Proc MI fully conditional specification

#1
Hi everybody,

I'm using multiple imputation with the fully conditional specification (fcs) method in SAS (proc mi, fcs statement) to replace missing values in 26 variables. My choice for fcs was motivated by the fact that the missing value pattern was arbitrary. All variables (except one) have missing values, with missing value percentages for the variables in the range 0.2%-36.4% (median 14.1%). This is the first time I'm conducting multiple imputation, and I assume those are a lot of values to impute. All variables are binary, so I used the logistic statement in fcs. The syntax goes as follows.

proc mi data = datain out = dataout nimpute = 5 seed = 123456;
class var1 var2 ...var25 var 26;
fcs nbiter=100
logistic(var1/details)
logistic(var2/details)
...
logistic(var25/details)
logistic(var26/details);
var var1 var2 ... var25 var26;
run;

Variables in the var statement were sorted by % missing values (descending).
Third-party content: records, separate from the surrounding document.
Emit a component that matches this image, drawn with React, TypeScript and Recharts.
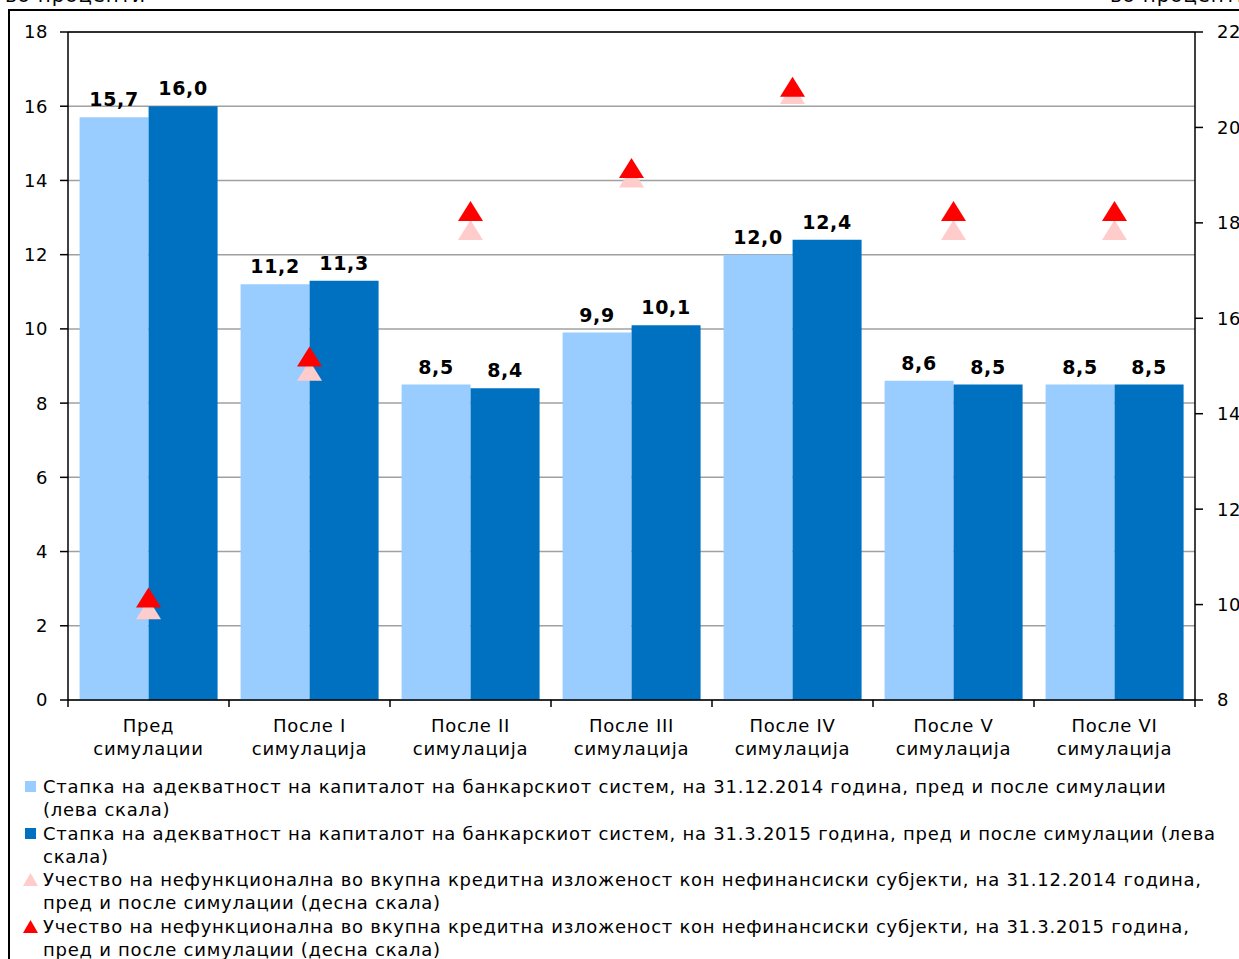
import React from "react";
import {
  ComposedChart,
  Bar,
  Line,
  XAxis,
  YAxis,
  CartesianGrid,
  LabelList,
  ReferenceLine,
} from "recharts";

const categories = [
  "Пред|симулации",
  "После I|симулација",
  "После II|симулација",
  "После III|симулација",
  "После IV|симулација",
  "После V|симулација",
  "После VI|симулација",
];
const car2014 = [15.7, 11.2, 8.5, 9.9, 12.0, 8.6, 8.5];
const car2015 = [16.0, 11.3, 8.4, 10.1, 12.4, 8.5, 8.5];
const npl2014 = [9.9, 14.9, 17.85, 18.95, 20.7, 17.85, 17.85];
const npl2015 = [10.15, 15.2, 18.25, 19.15, 20.85, 18.25, 18.25];

const leftTicks = [0, 2, 4, 6, 8, 10, 12, 14, 16, 18];
const rightTicks = [8, 10, 12, 14, 16, 18, 20, 22];

const legendItems = [
  {
    kind: "square",
    color: "#99CCFF",
    lines: [
      "Стапка на адекватност на капиталот на банкарскиот систем, на 31.12.2014 година, пред и после симулации",
      "(лева скала)",
    ],
  },
  {
    kind: "square",
    color: "#0070C0",
    lines: [
      "Стапка на адекватност на капиталот на банкарскиот систем, на 31.3.2015 година, пред и после симулации (лева",
      "скала)",
    ],
  },
  {
    kind: "triangle",
    color: "#FFCCCC",
    lines: [
      "Учество на нефункционална во вкупна кредитна изложеност кон нефинансиски субјекти, на 31.12.2014 година,",
      "пред и после симулации (десна скала)",
    ],
  },
  {
    kind: "triangle",
    color: "#FF0000",
    lines: [
      "Учество на нефункционална во вкупна кредитна изложеност кон нефинансиски субјекти, на 31.3.2015 година,",
      "пред и после симулации (десна скала)",
    ],
  },
];

const data = categories.map((c, i) => ({
  name: c,
  car2014: car2014[i],
  car2015: car2015[i],
  npl2014: npl2014[i],
  npl2015: npl2015[i],
}));

const FONT = "'DejaVu Sans', Verdana, sans-serif";
const PLOT_LEFT = 68;
const PLOT_RIGHT = 1195;
const STEP = (PLOT_RIGHT - PLOT_LEFT) / categories.length;

const fmt = (v: any) => Number(v).toFixed(1).replace(".", ",");

const CategoryTick = (props: any) => {
  const { x, y, payload, index } = props;
  const [a, b] = String(payload.value).split("|");
  const left = x - STEP / 2;
  const right = x + STEP / 2;
  const textStyle = { letterSpacing: 0.7 };
  return (
    <g>
      <line x1={left} y1={y} x2={left} y2={y + 7} stroke="#000" strokeWidth={1.5} />
      {index === categories.length - 1 && (
        <line x1={right} y1={y} x2={right} y2={y + 7} stroke="#000" strokeWidth={1.5} />
      )}
      <text x={x} y={y + 32} textAnchor="middle" fontSize={18} fontFamily={FONT} fill="#000" style={textStyle}>
        {a}
      </text>
      <text x={x} y={y + 55} textAnchor="middle" fontSize={18} fontFamily={FONT} fill="#000" style={textStyle}>
        {b}
      </text>
    </g>
  );
};

const triangle = (color: string) => (props: any) => {
  const { cx, cy, index } = props;
  if (cx == null || cy == null) return <g key={index} />;
  return (
    <polygon
      key={index}
      points={`${cx},${cy - 10} ${cx + 12.5},${cy + 10} ${cx - 12.5},${cy + 10}`}
      fill={color}
    />
  );
};

const labelStyle = {
  fill: "#000",
  fontSize: 19,
  fontWeight: "bold",
  fontFamily: FONT,
  letterSpacing: 0.7,
};

export default function App() {
  return (
    <div
      style={{
        position: "absolute",
        left: 0,
        top: 0,
        width: 1239,
        height: 959,
        overflow: "hidden",
        background: "#fff",
        fontFamily: FONT,
      }}
    >
      <div
        style={{
          position: "absolute",
          left: 8,
          top: 9,
          width: 1300,
          height: 1000,
          border: "2px solid #000",
          boxSizing: "border-box",
        }}
      />
      <div style={{ position: "absolute", left: 5, top: -17, fontSize: 20, letterSpacing: 0.8, color: "#000", whiteSpace: "nowrap" }}>
        во проценти
      </div>
      <div style={{ position: "absolute", left: 1110, top: -17, fontSize: 20, letterSpacing: 0.8, color: "#000", whiteSpace: "nowrap" }}>
        во проценти
      </div>

      <div style={{ position: "absolute", left: 0, top: 0 }}>
        <ComposedChart
          width={1239}
          height={770}
          data={data}
          margin={{ top: 32, right: 0, bottom: 10, left: 0 }}
          barCategoryGap="7.2%"
          barGap={0}
        >
          <CartesianGrid yAxisId="left" vertical={false} stroke="#a0a0a0" strokeWidth={1.5} />
          <XAxis
            dataKey="name"
            height={60}
            tickLine={false}
            tickSize={0}
            tickMargin={0}
            axisLine={{ stroke: "#000", strokeWidth: 1.5 }}
            tick={<CategoryTick />}
            interval={0}
          />
          <YAxis
            yAxisId="left"
            width={68}
            domain={[0, 18]}
            ticks={leftTicks}
            tickSize={8}
            tickMargin={12}
            axisLine={{ stroke: "#000", strokeWidth: 1.5 }}
            tickLine={{ stroke: "#000", strokeWidth: 1.5 }}
            tick={{ fill: "#000", fontSize: 18, fontFamily: FONT, letterSpacing: 0.6 }}
            allowDataOverflow
          />
          <YAxis
            yAxisId="right"
            orientation="right"
            width={44}
            domain={[8, 22]}
            ticks={rightTicks}
            tickSize={8}
            tickMargin={14}
            axisLine={{ stroke: "#000", strokeWidth: 1.5 }}
            tickLine={{ stroke: "#000", strokeWidth: 1.5 }}
            tick={{ fill: "#000", fontSize: 18, fontFamily: FONT, textAnchor: "start", letterSpacing: 0.6 }}
            allowDataOverflow
          />
          <ReferenceLine yAxisId="left" y={18} stroke="#000" strokeWidth={1.5} />
          <Bar yAxisId="left" dataKey="car2014" fill="#99CCFF" isAnimationActive={false}>
            <LabelList dataKey="car2014" position="top" offset={11} formatter={fmt} style={labelStyle} />
          </Bar>
          <Bar yAxisId="left" dataKey="car2015" fill="#0070C0" isAnimationActive={false}>
            <LabelList dataKey="car2015" position="top" offset={11} formatter={fmt} style={labelStyle} />
          </Bar>
          <Line
            yAxisId="right"
            dataKey="npl2014"
            stroke="none"
            dot={triangle("#FFCCCC")}
            activeDot={false}
            isAnimationActive={false}
          />
          <Line
            yAxisId="right"
            dataKey="npl2015"
            stroke="none"
            dot={triangle("#FF0000")}
            activeDot={false}
            isAnimationActive={false}
          />
        </ComposedChart>
      </div>

      <div
        style={{
          position: "absolute",
          left: 22,
          top: 775,
          fontSize: 18,
          letterSpacing: 0.75,
          color: "#000",
          lineHeight: "23.3px",
        }}
      >
        {legendItems.map((item, i) => (
          <div key={i} style={{ position: "relative", paddingLeft: 21, whiteSpace: "nowrap" }}>
            {item.kind === "square" ? (
              <span
                style={{
                  position: "absolute",
                  left: 3,
                  top: 6,
                  width: 11,
                  height: 11,
                  background: item.color,
                }}
              />
            ) : (
              <svg style={{ position: "absolute", left: 1, top: 5 }} width={15} height={13}>
                <polygon points="7.5,0 15,13 0,13" fill={item.color} />
              </svg>
            )}
            {item.lines.map((l, j) => (
              <div key={j}>{l}</div>
            ))}
          </div>
        ))}
      </div>
    </div>
  );
}
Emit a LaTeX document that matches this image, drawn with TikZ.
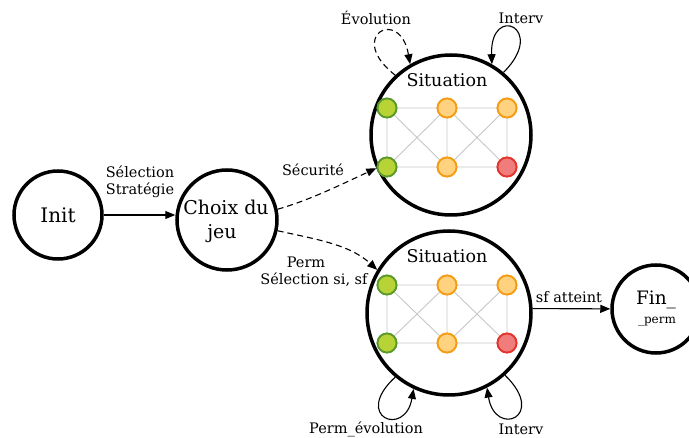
\documentclass[tikz,border=0pt]{standalone}
\usepackage{fontspec}
\setmainfont{DejaVu Serif}
\usetikzlibrary{arrows.meta}
\definecolor{gfill}{HTML}{B7D335}
\definecolor{gdraw}{HTML}{5A9A2A}
\definecolor{ofill}{HTML}{FFD27F}
\definecolor{odraw}{HTML}{F59B14}
\definecolor{rfill}{HTML}{F07C7C}
\definecolor{rdraw}{HTML}{E3342B}
\begin{document}
\begin{tikzpicture}[x=1pt,y=-1pt,
  state/.style={circle,draw,line width=3.5pt,inner sep=0pt},
  dot/.style={circle,line width=1.8pt,minimum size=19pt,inner sep=0pt},
  gdot/.style={dot,draw=gdraw,fill=gfill},
  odot/.style={dot,draw=odraw,fill=ofill},
  rdot/.style={dot,draw=rdraw,fill=rfill},
  edge/.style={draw=black!22,line width=0.9pt},
  arr/.style={-{Triangle[length=10pt,width=8pt]},line width=1.1pt},
  dsh/.style={dash pattern=on 6pt off 4pt},
  lbl/.style={font=\fontsize{14.5}{17}\selectfont,inner sep=1pt},
  sit/.style={font=\fontsize{17.5}{20}\selectfont,inner sep=1pt},
  big/.style={font=\fontsize{19}{22}\selectfont,inner sep=1pt}
]
\useasboundingbox (0,0) rectangle (689,438);

% main states
\node[state,minimum size=88pt] (init) at (58,215) {};
\node[font=\fontsize{20}{23}\selectfont] (initt) at (58,215) {Init};
\node[state,minimum size=100pt] (choix) at (227,220) {};
\node[big] (choixt) at (226,207) {Choix du};
\node[big] (choixu) at (222,234) {jeu};
\node[state,minimum size=160pt] (s1) at (451,135) {};
\node[state,minimum size=164pt] (s2) at (449,313) {};
\node[state,minimum size=88pt] (fin) at (656,309) {};
\node[font=\fontsize{18.5}{21}\selectfont] (fint) at (656,300) {Fin\_};
\node[font=\fontsize{12}{14}\selectfont] (finp) at (657,322) {\_perm};

\node[sit] (s1t) at (447,80) {Situation};
\node[sit] (s2t) at (447,256) {Situation};

% graph in situation 1
\node[gdot] (a1) at (387,108) {};
\node[odot] (a2) at (447,108) {};
\node[odot] (a3) at (507,108) {};
\node[gdot] (a4) at (387,167) {};
\node[odot] (a5) at (447,167) {};
\node[rdot] (a6) at (507,167) {};
% graph in situation 2
\node[gdot] (b1) at (387,285) {};
\node[odot] (b2) at (447,285) {};
\node[odot] (b3) at (507,285) {};
\node[gdot] (b4) at (387,343) {};
\node[odot] (b5) at (447,343) {};
\node[rdot] (b6) at (507,343) {};

\foreach \p in {a,b}{
  \draw[edge] (\p1) -- (\p2) (\p2) -- (\p3) (\p4) -- (\p5) (\p5) -- (\p6)
    (\p1) -- (\p4) (\p2) -- (\p5) (\p3) -- (\p6)
    (\p1) -- (\p5) (\p2) -- (\p4) (\p2) -- (\p6) (\p3) -- (\p5);
}
% redraw dots on top
\node[gdot] at (a1) {};\node[odot] at (a2) {};\node[odot] at (a3) {};
\node[gdot] at (a4) {};\node[odot] at (a5) {};\node[rdot] at (a6) {};
\node[gdot] at (b1) {};\node[odot] at (b2) {};\node[odot] at (b3) {};
\node[gdot] at (b4) {};\node[odot] at (b5) {};\node[rdot] at (b6) {};

% connectors
\draw[arr] (init) -- (choix.west |- init);
\node[lbl] (l1) at (140,172) {Sélection};
\node[lbl] (l2) at (140,190) {Stratégie};

\draw[arr,dsh] (choix.12) .. controls (310,200) and (340,185) .. (s1.204);
\node[lbl] (l3) at (313,170) {Sécurité};

\draw[arr,dsh] (choix.-12) .. controls (320,240) and (350,245) .. (s2.149);
\node[lbl] (l4) at (306,262) {Perm};
\node[lbl] (l5) at (314,280) {Sélection si, sf};

\draw[arr] (s2.3) -- (fin);
\node[lbl] (l6) at (569,297) {sf atteint};

% loops
\draw[arr,dsh] (s1.133) .. controls (345,36) and (400,6) .. (s1.120);
\node[lbl] (l7) at (376,18) {Évolution};
\draw[arr] (s1.50) .. controls (548,28) and (490,3) .. (s1.60);
\node[lbl] (l8) at (521,18) {Interv};

\draw[arr] (s2.230) .. controls (352,417) and (405,438) .. (s2.245);
\node[lbl] (l9) at (366,429) {Perm\_évolution};
\draw[arr] (s2.312) .. controls (548,417) and (495,438) .. (s2.297);
\node[lbl] (l10) at (521,429) {Interv};
\end{tikzpicture}
\end{document}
Although the procedure did run completely, I got the warning message: "The maximum likelihood estimates for the FCS method logistic model for variable var1 in an iteration process may not exist. The resulting posterior predictive distribution of the parameters used in the imputation process is based on the maximum likelihood estimates in the last maximum likelihood iteration.

This message was shown for about 9 out of the 26 variables. For those variables (which have low sample proportion estimates in the non-imputed set), the sample proportion estimates were considerably higher then in the non-imputed set. Although I have no understanding of what could have gone wrong in the statistics behind the fcs method, I presumed that those variables that have low sample proportion values were maybe not appropriate to use for the imputation. For now, I constructed specific models in the fcs statements for each variable for which I received a warning, each time leaving out all the other variables for which I received warnings.

Suppose the warning was shown for var 1-8:

proc mi data = data out = data nimpute = 5 seed = 123456;
class var1 var2 ...var25 var26;
fcs nbiter=100
logistic(var1 = var9 var10 var11 var12 ... var25 var 26/details)
logistic(var2= var9 var10 var11 var12 ... var25 var 26/details)
...
logistic(var25/details)
logistic(var26/details);
var var1 var2 ...var 25 var 26;
run;

I did not receive anymore warning messages. Sample proportion estimates calculated from the imputed dataset were acceptable (although still somewhat inflated for low sample proportions).

My questions:
- is this good practice; am I trying to impute too many missing values?
- what is the exact problem causing the warning messages?
- did I adress the problem in an appropriate way or should I do something else?

thanks in advance for any reply or comment,

Kind regards,

Philippe
 

noetsi

No cake for spunky
#2
One thing that may be an issue is that sometimes the FCS algorithm may not converge. This has to be checked for every variable separately[in theory most don't do that in practice I suspect with a lot of variables]. It may be that the algorithm is converging for some variables not others. Trace plots are recommended to check for this. But a major hang up with this is that apparently trace plots only work with interval variables and I have found no way to check non interval variables for convergence failure to date. I think the solution for convergence, or one, is changing the number of burn ins.

Code for trace plots in case they ever help is

ods graphics on;
proc mi data=Fish3 seed=1305417 out=outex8;
class Species;
fcs plots=trace
logistic(Species= Height Width Height*Width /details);
var Species Height Width;
run;
ods graphics off;

If you think this is the issue you might want to look up FCS convergence.

We have a massive thread on MI in the context of SAS in the Applied Statistics. Mainly me begging for information... :p My PROC MI document is now at 42 pages of links and code and getting larger. Its not a simple process.